**Written problem**: Retype word for word the first line of the listing and each line after it up to the line with "import seaborn as sns", with the pictures taken out.

**The input**:
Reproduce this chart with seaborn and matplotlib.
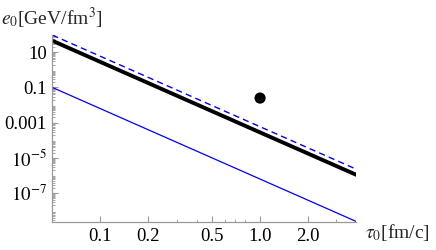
import numpy as np
import pandas as pd
import matplotlib
matplotlib.use("Agg")
import matplotlib.pyplot as plt
import matplotlib.ticker as mticker
import seaborn as sns

# values (log-log, straight lines)
tau = [0.05, 1.0, 4.0]
e_black = [45.0, 2.8e-4, 1.1e-6]
e_dashed = [94.0, 5.9e-4, 2.3e-6]
e_thin = [0.1, 6.3e-7, 2.46e-9]
point_tau = [1.0]
point_e = [0.025]

xticks = [0.1, 0.2, 0.5, 1.0, 2.0]
xticklabels = ["0.1", "0.2", "0.5", "1.0", "2.0"]
yticks = [10, 0.1, 1e-3, 1e-5, 1e-7]
yticklabels = ["10", "0.1", "0.001", r"$10^{-5}$", r"$10^{-7}$"]

sns.set_style("ticks")
plt.rcParams["font.family"] = ["Liberation Serif", "DejaVu Serif"]
plt.rcParams["mathtext.fontset"] = "stix"

df = pd.DataFrame({"tau": tau, "black": e_black, "dashed": e_dashed, "thin": e_thin})

fig = plt.figure(figsize=(4.36, 2.5), dpi=100)
ax = fig.add_axes([0.12, 0.112, 0.697, 0.748])

sns.lineplot(data=df, x="tau", y="thin", ax=ax, color="blue", lw=0.9)
sns.lineplot(data=df, x="tau", y="dashed", ax=ax, color="blue", lw=1.0,
             dashes=False, linestyle=(0, (4.5, 3)))
sns.lineplot(data=df, x="tau", y="black", ax=ax, color="black", lw=2.8)
sns.scatterplot(x=point_tau, y=point_e, ax=ax, color="black", s=65,
                edgecolor="none", zorder=5)

ax.set_xscale("log")
ax.set_yscale("log")
ax.set_xlim(0.05, 4.0)
ax.set_ylim(2.3e-9, 95)

ax.set_xticks(xticks)
ax.set_xticklabels(xticklabels)
ax.xaxis.set_minor_locator(mticker.FixedLocator([0.3, 0.4, 0.6, 0.7, 0.8, 3.0]))
ax.xaxis.set_minor_formatter(mticker.NullFormatter())
ax.set_yticks(yticks)
ax.set_yticklabels(yticklabels)
ax.yaxis.set_minor_locator(mticker.LogLocator(base=10, subs=np.arange(2, 10), numticks=30))
ax.yaxis.set_minor_formatter(mticker.NullFormatter())

ax.tick_params(which="both", direction="in", color="#999999", labelsize=13.5,
               labelcolor="black", pad=4)
ax.tick_params(which="major", length=4, width=0.8)
ax.tick_params(which="minor", length=2, width=0.6)

sns.despine(ax=ax)
for s in ["left", "bottom"]:
    ax.spines[s].set_color("#999999")
    ax.spines[s].set_linewidth(0.9)

ax.set_xlabel("")
ax.set_ylabel("")
fig.text(0.003, 0.928, r"$e_0$[GeV/fm$^3$]", fontsize=14, ha="left", va="center")
fig.text(0.838, 0.07, r"$\tau_0$[fm/c]", fontsize=14, ha="left", va="center")

fig.savefig("out.png", dpi=100)
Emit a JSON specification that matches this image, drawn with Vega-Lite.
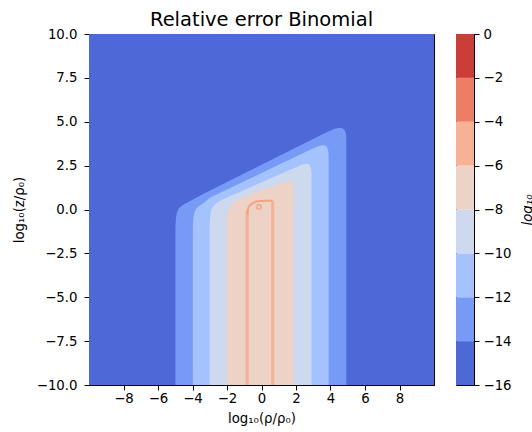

**Answer for the task**:
Reproduce this chart with seaborn and matplotlib.
import numpy as np
import pandas as pd
import matplotlib
matplotlib.use("Agg")
import matplotlib.pyplot as plt
import matplotlib.ticker as mticker
import seaborn as sns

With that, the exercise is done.